> _What is required_: Report how many lines of the listing below include the word "chart". Give nothing but the number.

**** Data section

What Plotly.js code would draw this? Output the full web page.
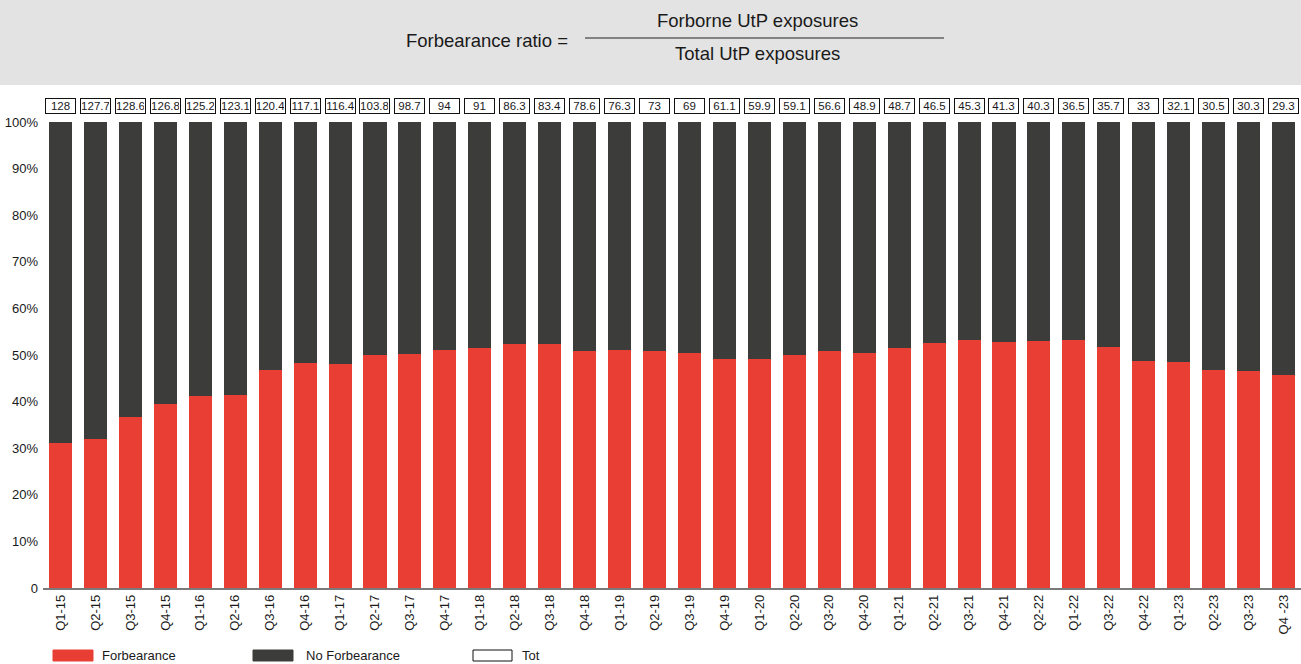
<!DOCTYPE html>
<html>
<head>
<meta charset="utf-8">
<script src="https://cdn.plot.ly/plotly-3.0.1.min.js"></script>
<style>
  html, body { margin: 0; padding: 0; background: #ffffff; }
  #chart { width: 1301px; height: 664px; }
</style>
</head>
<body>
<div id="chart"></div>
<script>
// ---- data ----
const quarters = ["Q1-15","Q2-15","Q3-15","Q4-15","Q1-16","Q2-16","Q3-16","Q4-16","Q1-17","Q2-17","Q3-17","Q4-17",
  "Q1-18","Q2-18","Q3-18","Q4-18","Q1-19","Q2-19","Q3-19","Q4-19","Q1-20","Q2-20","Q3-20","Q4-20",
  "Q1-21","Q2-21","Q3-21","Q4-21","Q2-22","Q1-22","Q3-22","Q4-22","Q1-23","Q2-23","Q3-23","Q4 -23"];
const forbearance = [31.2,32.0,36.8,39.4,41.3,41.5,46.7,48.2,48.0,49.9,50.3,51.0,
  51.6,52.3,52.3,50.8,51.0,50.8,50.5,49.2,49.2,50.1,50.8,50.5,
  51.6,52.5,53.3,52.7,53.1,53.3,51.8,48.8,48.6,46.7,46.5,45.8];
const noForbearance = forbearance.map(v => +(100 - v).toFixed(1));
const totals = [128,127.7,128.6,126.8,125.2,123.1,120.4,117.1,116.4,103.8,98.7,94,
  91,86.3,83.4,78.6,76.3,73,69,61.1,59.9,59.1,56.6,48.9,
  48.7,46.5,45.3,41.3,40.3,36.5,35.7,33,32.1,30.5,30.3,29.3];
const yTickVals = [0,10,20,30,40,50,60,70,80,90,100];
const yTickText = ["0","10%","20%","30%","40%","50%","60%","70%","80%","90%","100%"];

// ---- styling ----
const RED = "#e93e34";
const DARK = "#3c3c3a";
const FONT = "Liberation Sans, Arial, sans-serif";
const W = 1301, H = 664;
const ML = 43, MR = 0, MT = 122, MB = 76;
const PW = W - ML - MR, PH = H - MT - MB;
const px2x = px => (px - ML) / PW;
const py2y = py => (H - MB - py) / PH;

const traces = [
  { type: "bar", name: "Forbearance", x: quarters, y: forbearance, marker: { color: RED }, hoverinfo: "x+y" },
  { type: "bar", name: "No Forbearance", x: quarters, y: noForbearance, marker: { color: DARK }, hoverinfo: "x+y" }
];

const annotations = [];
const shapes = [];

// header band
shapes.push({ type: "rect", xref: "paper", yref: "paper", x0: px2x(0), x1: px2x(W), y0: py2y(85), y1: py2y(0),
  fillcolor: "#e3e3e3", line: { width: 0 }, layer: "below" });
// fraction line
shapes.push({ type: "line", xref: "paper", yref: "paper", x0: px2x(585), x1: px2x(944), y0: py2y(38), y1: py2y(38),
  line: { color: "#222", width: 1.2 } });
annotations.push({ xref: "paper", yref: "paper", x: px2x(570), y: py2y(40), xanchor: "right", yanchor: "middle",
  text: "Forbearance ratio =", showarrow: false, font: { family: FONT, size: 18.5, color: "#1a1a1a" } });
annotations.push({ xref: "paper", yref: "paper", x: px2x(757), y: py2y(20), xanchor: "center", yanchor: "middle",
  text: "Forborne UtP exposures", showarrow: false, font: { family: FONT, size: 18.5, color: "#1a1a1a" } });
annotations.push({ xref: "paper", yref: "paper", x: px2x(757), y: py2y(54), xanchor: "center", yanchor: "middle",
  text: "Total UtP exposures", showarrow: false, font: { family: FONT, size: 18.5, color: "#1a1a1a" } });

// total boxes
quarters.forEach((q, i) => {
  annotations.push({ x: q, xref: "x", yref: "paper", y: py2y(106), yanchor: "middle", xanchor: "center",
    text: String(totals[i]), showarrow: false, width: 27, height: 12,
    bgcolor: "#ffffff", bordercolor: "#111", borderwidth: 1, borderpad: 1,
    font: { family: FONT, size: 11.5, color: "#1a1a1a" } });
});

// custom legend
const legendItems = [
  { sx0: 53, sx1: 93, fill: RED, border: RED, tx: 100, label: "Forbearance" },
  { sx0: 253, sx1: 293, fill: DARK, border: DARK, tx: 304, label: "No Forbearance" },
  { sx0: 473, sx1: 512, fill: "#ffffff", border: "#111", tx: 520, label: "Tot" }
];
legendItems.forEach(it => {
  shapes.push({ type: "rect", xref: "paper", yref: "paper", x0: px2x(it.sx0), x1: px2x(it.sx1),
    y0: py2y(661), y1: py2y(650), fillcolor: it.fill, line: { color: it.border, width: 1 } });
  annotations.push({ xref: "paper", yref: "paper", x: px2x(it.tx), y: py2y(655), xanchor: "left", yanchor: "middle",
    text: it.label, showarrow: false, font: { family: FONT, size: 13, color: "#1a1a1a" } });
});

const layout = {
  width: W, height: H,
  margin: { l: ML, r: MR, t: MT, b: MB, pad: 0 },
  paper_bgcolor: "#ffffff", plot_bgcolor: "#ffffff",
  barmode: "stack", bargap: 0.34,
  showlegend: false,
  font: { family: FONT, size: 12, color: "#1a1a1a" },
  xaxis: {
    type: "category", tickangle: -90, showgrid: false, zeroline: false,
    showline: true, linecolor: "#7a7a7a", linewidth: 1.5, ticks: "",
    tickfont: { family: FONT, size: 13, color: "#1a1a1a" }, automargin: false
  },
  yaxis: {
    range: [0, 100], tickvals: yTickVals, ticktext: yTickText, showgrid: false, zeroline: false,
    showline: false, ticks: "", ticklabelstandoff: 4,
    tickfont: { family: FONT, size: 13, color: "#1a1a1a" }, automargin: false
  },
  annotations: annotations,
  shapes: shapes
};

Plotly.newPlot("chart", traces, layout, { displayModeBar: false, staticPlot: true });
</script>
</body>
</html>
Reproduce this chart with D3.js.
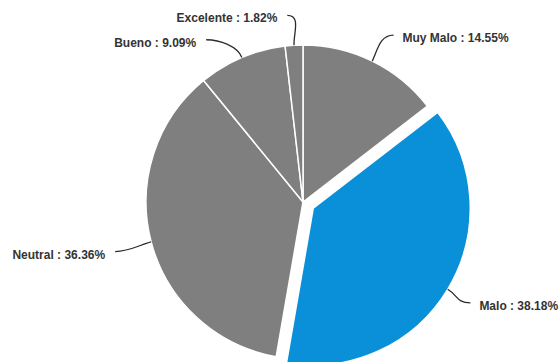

********

> _Worked answer_: 4